Dog sports are team sports (and why that matters to train and compete in dog sports successfully)

It's easy to forget that dog sports really are team sports. Not a lot different to competing in the doubles kayak or pairs figure skating. It involves two individuals working towards a common sporting goal. Sometimes in dog sports we erroneously put too much emphasis on one member of the team—either we think the whole competition is about our dog's performance, or we put too much pressure on ourselves.

As the human in this partnership, it is often useful to divide our job into two distinct roles: one as team-mate and one as coach. Progress in training, and success in competition, can often be greatly improved if we look closely at specifically fulfilling the responsibilities of each of these roles.

 Our role as coach

A good coach:

  • Ensures the athlete is well prepared for whatever is required (i.e the required skills, as well as the ability to function effectively in the competition environment).
  • Develops each foundation skill separately and then trains the athlete to combine skills as required.
  • Trains the athlete in the lead up to a competition and prepares and supports the athlete at the competition.
  • Does not highlight deficits in performance on the competition day, but identifies all training gaps that are affecting the competition performance, and then addresses those in training.
  • Offers encouragement to the athlete before and during the competition performance.
  • Supports the athlete immediately after the performance, regardless of the performance or the outcome.
  • Generates individual plans for that athlete

Generating individual plans for that athlete means the coach:

  • Determines the best preparation for the days leading up to the competition.
  • Develops the best warm-up and cool-down phase for use at the competition.
  • Identifies the optimal arousal level for that individual, for that sport, in that setting, and puts protocols in place that assist the athlete to maintain the required level of arousal.

Sometimes as a sports coach we can be assigned an athlete that, for one reason or another, represents a challenge to us.

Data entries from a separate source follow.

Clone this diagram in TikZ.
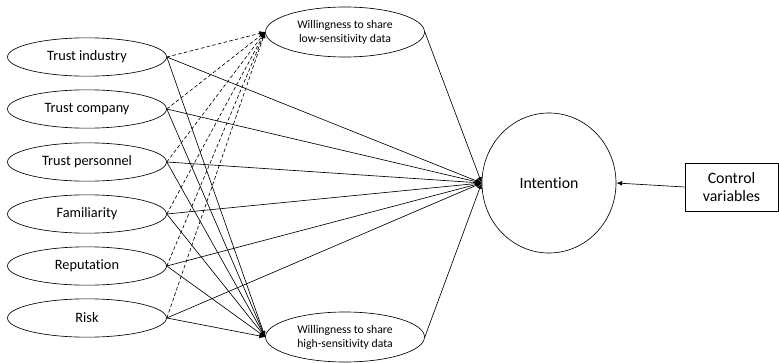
\documentclass[tikz,border=0pt]{standalone}
\usepackage{fontspec}
\setmainfont{Carlito}[Ligatures={NoCommon}]
\usetikzlibrary{shapes.geometric,arrows.meta}
\begin{document}
\begin{tikzpicture}[x=0.03cm,y=-0.03cm,line width=0.55pt,
  src/.style={draw,ellipse,minimum width=4.77cm,minimum height=1.15cm,inner sep=0pt,font=\fontsize{12.2}{14}\selectfont},
  med/.style={draw,ellipse,minimum width=4.77cm,minimum height=1.5cm,inner sep=0pt,align=center,font=\fontsize{10}{12}\selectfont},
  arr/.style={-{Latex[length=5pt,width=4pt]}},
  dsh/.style={arr,dashed,dash pattern=on 3pt off 2pt}]
\useasboundingbox (0,0) rectangle (779,363);
\node[src] (ti) at (87,57) {Trust industry};
\node[src] (tc) at (87,109) {Trust company};
\node[src] (tp) at (87,162) {Trust personnel};
\node[src] (fa) at (87,214) {Familiarity};
\node[src] (re) at (87,266) {Reputation};
\node[src] (ri) at (87,318) {Risk};
\node[med] (lo) at (345,32) {Willingness to share\\low-sensitivity data};
\node[med] (hi) at (345,337) {Willingness to share\\high-sensitivity data};
\node[draw,ellipse,minimum width=4.02cm,minimum height=4.2cm,inner sep=0pt,font=\fontsize{13.5}{15}\selectfont] (in) at (549,183) {Intention};
\node[draw,rectangle,minimum width=2.79cm,minimum height=1.44cm,align=center,inner sep=0pt,font=\fontsize{13.5}{15.5}\selectfont] (cv) at (731.5,187) {Control\\variables};
\foreach \n in {ti,tc,tp,fa,re,ri}{
  \draw[dsh] (\n.east) -- (lo.west);
  \draw[arr] (\n.east) -- (hi.west);
  \draw[arr] (\n.east) -- (in.west);
}
\draw[arr] (lo.east) -- (in.west);
\draw[arr] (hi.east) -- (in.west);
\draw[arr] (cv.west) -- (in.east);
\end{tikzpicture}
\end{document}
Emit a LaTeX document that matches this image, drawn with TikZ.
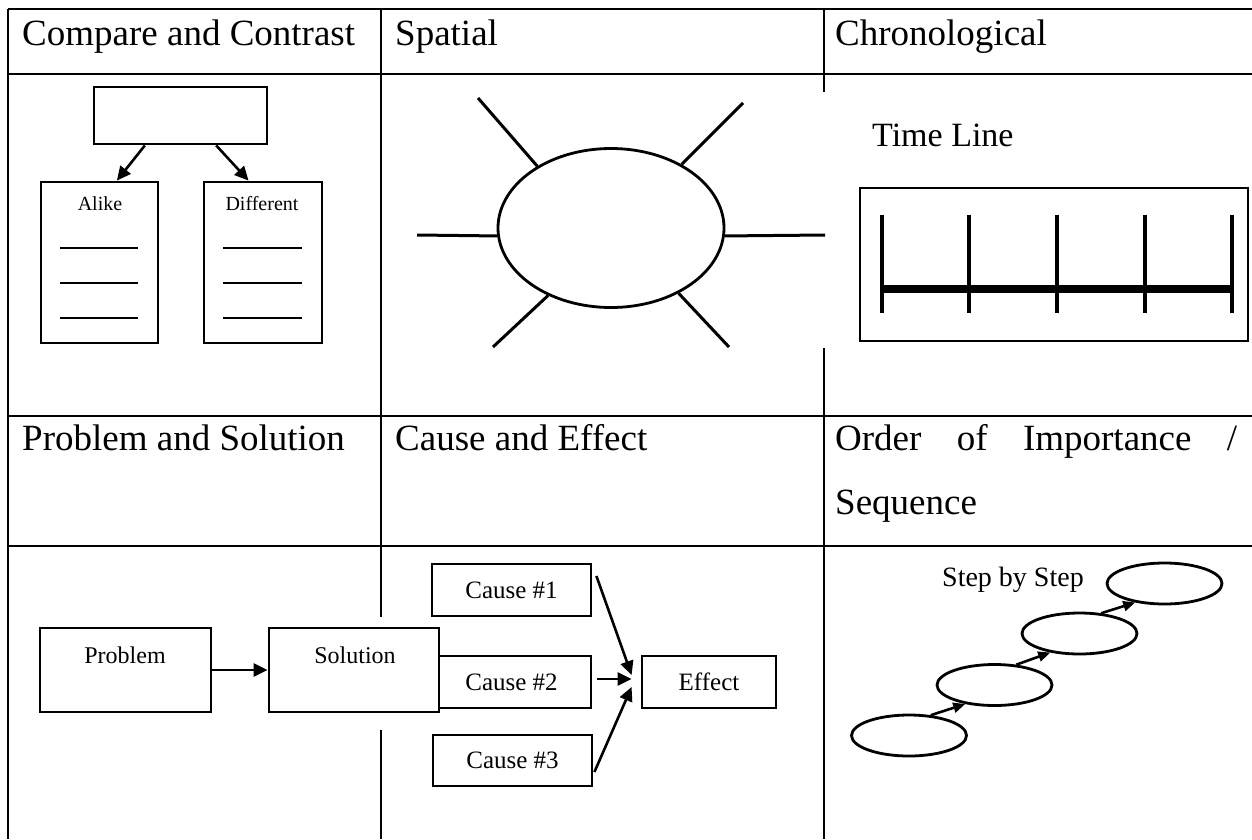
\documentclass[tikz,border=0pt]{standalone}
\usepackage{fontspec}
\setmainfont{Liberation Serif}
\usetikzlibrary{arrows.meta,positioning,shapes.geometric}
\newcommand{\headfont}{\fontsize{37}{64}\selectfont}
\newcommand{\smallfont}[1]{\fontsize{#1}{#1}\selectfont}
\tikzset{
  >={Triangle[length=14pt,width=13pt]},
  grid/.style  ={line width=2.2pt},
  box/.style   ={rectangle, draw, line width=2.8pt, inner sep=0pt},
  oval/.style  ={ellipse, draw, line width=2.8pt, inner sep=0pt},
  head/.style  ={anchor=base west, inner sep=0pt, font=\headfont},
  lbl/.style   ={anchor=base, inner sep=0pt},
  con/.style   ={->, draw, line width=2.6pt},
  stepcon/.style={-{Triangle[length=12pt,width=10pt]}, draw, line width=2.6pt},
  ray/.style   ={draw, line width=3pt},
  rule/.style  ={draw, line width=2.2pt},
}
\begin{document}
\begin{tikzpicture}[x=1pt,y=-1pt]
\useasboundingbox (0,0) rectangle (1252,839);
% table
\draw[grid] (8,9) -- (1252,9);
\draw[grid] (8,74) -- (1252,74);
\draw[grid] (8,416) -- (1252,416);
\draw[grid] (8,546) -- (1252,546);
\draw[grid] (8,9) -- (8,839);
\draw[grid] (381,9) -- (381,617);
\draw[grid] (381,730) -- (381,839);
\draw[grid] (824,9) -- (824,92);
\draw[grid] (824,348) -- (824,839);

\node[head] (hcc) at (22,45)   {Compare and Contrast};
\node[head] (hsp) at (395,45)  {Spatial};
\node[head] (hch) at (835,45)  {Chronological};
\node[head] (hps) at (22,450)  {Problem and Solution};
\node[head] (hce) at (395,450) {Cause and Effect};
\node[head] (hoi) at (835,450) {\makebox[402pt][s]{Order of Importance /}};
\node[head] (hsq) at (835,514) {Sequence};

% compare and contrast
\node[box, minimum width=173pt, minimum height=57pt]  (top)   at (180.5,115.5) {};
\node[box, minimum width=117pt, minimum height=161pt] (alike) at (99.5,262.5) {};
\node[box, minimum width=118pt, minimum height=161pt] (diff)  at (263,262.5) {};
\node[lbl, font=\smallfont{20}] (talike) at (100,210) {Alike};
\node[lbl, font=\smallfont{20}] (tdiff)  at (262,210) {Different};
\draw[con] (top.220) -- (alike.78);
\draw[con] (top.320) -- (diff.100);
\draw[rule] (60,248) -- (138,248);
\draw[rule] (60,283) -- (138,283);
\draw[rule] (60,318) -- (138,318);
\draw[rule] (223,248) -- (302,248);
\draw[rule] (223,283) -- (302,283);
\draw[rule] (223,318) -- (302,318);

% spatial
\node[oval, minimum width=226pt, minimum height=159pt] (hub) at (611,228) {};
\coordinate (rul) at (478,98);
\coordinate (rur) at (743,103);
\coordinate (rl)  at (417,235);
\coordinate (rr)  at (825,235);
\coordinate (rll) at (493,347);
\coordinate (rlr) at (729,347);
\draw[ray] (hub.140) -- (rul);
\draw[ray] (hub.42)  -- (rur);
\draw[ray] (hub.184) -- (rl);
\draw[ray] (hub.-4)  -- (rr);
\draw[ray] (hub.227) -- (rll);
\draw[ray] (hub.-44) -- (rlr);

% chronological
\node[anchor=base west, inner sep=0pt, font=\smallfont{34}] (ttl) at (872,146) {Time Line};
\node[box, minimum width=388pt, minimum height=153pt] (tbox) at (1054,264.5) {};
\draw[line width=8pt] (882,289) -- (1232,289);
\draw[line width=3.2pt] (882,215) -- (882,313);
\draw[line width=3.2pt] (969,215) -- (969,313);
\draw[line width=3.2pt] (1057,215) -- (1057,313);
\draw[line width=3.2pt] (1145,215) -- (1145,313);
\draw[line width=3.2pt] (1232,215) -- (1232,313);

% cause and effect
\node[box, minimum width=159pt, minimum height=52pt, font=\smallfont{25}] (c1)  at (511.5,590) {Cause \#1};
\node[box, minimum width=159pt, minimum height=52pt, font=\smallfont{25}] (c2)  at (511.5,682) {Cause \#2};
\node[box, minimum width=159pt, minimum height=51pt, font=\smallfont{25}] (c3)  at (512.5,760.5) {Cause \#3};
\node[box, minimum width=134pt, minimum height=52pt, font=\smallfont{25}] (eff) at (709,682) {Effect};
\draw[con] ([xshift=4pt,yshift=14pt]c1.east) -- ([xshift=-9pt,yshift=7pt]eff.west);
\draw[con] ([xshift=5pt,yshift=3pt]c2.east) -- ([xshift=-9pt,yshift=3pt]eff.west);
\draw[con] ([xshift=1pt,yshift=-11.5pt]c3.east) -- ([xshift=-9pt,yshift=-5pt]eff.west);

% problem and solution
\node[box, minimum width=171pt, minimum height=84pt] (prob) at (125.5,670) {};
\node[box, fill=white, minimum width=170pt, minimum height=84pt] (sol) at (354,670) {};
\node[lbl, font=\smallfont{24}] (tprob) at (125,663) {Problem};
\node[lbl, font=\smallfont{24}] (tsol)  at (355,663) {Solution};
\draw[con] (prob) -- (sol);

% order of importance
\node[anchor=base west, inner sep=0pt, font=\smallfont{28}] (tstep) at (942,586) {Step by Step};
\node[oval, minimum width=115pt, minimum height=41pt] (e1) at (909,735.5) {};
\node[oval, minimum width=115pt, minimum height=41pt] (e2) at (994.5,685) {};
\node[oval, minimum width=115pt, minimum height=41pt] (e3) at (1079.5,633.5) {};
\node[oval, minimum width=115pt, minimum height=41pt] (e4) at (1164.5,583.5) {};
\draw[stepcon] (e1.43) -- (e2.213);
\draw[stepcon] (e2.43) -- (e3.213);
\draw[stepcon] (e3.43) -- (e4.213);
\end{tikzpicture}
\end{document}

Sometimes the athlete is talented but lacks drive or work ethic; in other instances, the athlete may be keen, but lacks the specific physical or mental attributes required to be extraordinarily successful at a given sport.

It is our job, as a coach, to bring out the best in each individual.

This may involve determining what really motivates that athlete; it may involve calming an individual's over-enthusiasm, so they can develop the precise skills needed to be successful; or in some cases, it may even require us to redirect that athlete to a different sport (e.g. we might determine that an individual who originally was targeting sprinting, will be better suited to marathons).

It is also extremely important as a coach to understand that not every athlete is going to the Olympics and that's ok. The role of coach is to develop that individual to be the best that they can be! 

Sports coaching for our dogs

It is not that different when we are coaching our dogs.

Some dogs present more challenges than others. They each bring different skillsets and different levels of emotional tolerance to the table.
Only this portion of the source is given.